Erzulis boat
45 Cal.
- Joined
- Jul 14, 2005
- Messages
- 566
- Reaction score
- 78
I have been doing quite a bit of rust bluing recently, and had to learn most of it the hard way. It is an art, and that automatically reduces the number of individuals willing to share methods. I have used both tap and distilled water, and found that distilled yields better results. Carding with steel wool must be done thoroughly between each swabbing of the solution. Card with light pressure and do it in even strokes. If your carding is done haphazardly and if you allow the rust being removed to remain suspended in the water puddling on the metal's surface, it will show up after the final boil.The final boil is the most important step to do correctly. The instructions will state that clean water must be used, this is true.
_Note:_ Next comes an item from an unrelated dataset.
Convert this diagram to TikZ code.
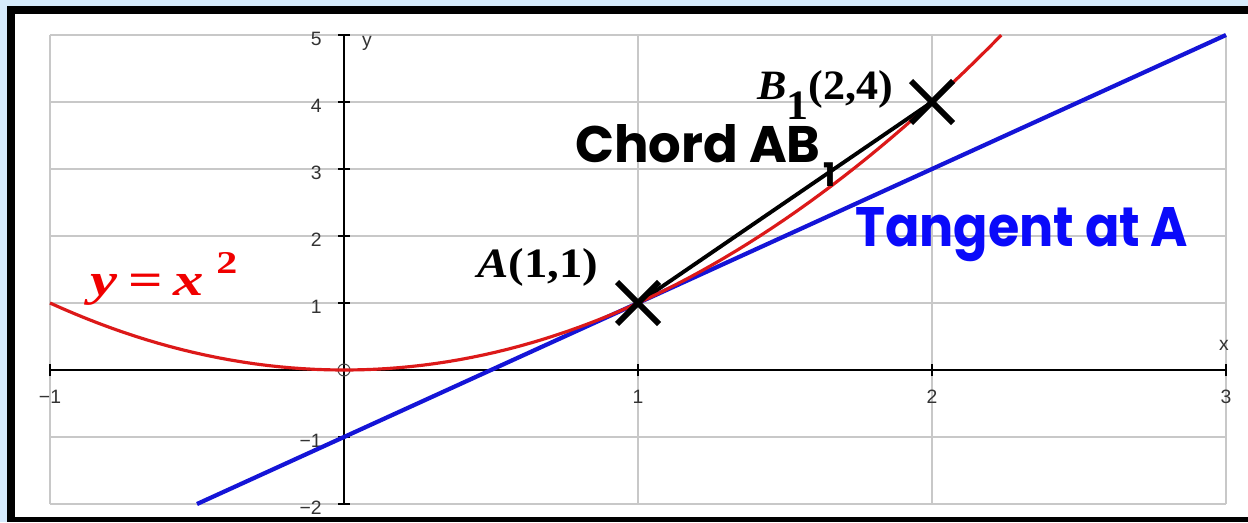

Change the water for the final boil, even if your heatsource is slow. You must do it. The very nature of rust blueing is an excercise in patience. When you are carding do not be frustrated if it appears that everytime you do it you remove a substantial part of the coloration, the final boil will bring it back. You can achieve fantastic results with about 5 iterations of the boil, apply, boil, and card. Let the parts get hot when in the water, take your time. Try to plug the bore and vent as best as you can, but expect the water to sneak in, it will not destroy anything. The last pistol that I built got invaded, but after the final boil the bore was a fantastic shiny black without a trace of rust. As you can assume I did not swab solution or card the bore, but it blued nevertheless. This reinforces the point of the final boil. If you follow the instructions and use clean water for the final boil, and boil the components for at least 40 minutes, there will not be a trace of rust anywhere, not even on the breechplug threads. A pre-installed stainless steel vent will remain silver and look great. Silver wire inlay on you barrel and lock will also remain bright, but you must card it too, if you neglect to card the silver or stainless steel, it will acquire tarnish spots that require polish to remove, thus ruining your surrounding blue. Anyway, this is not a complete set of instructions for my technique, but these are the ones that will make or break your rust blueing job.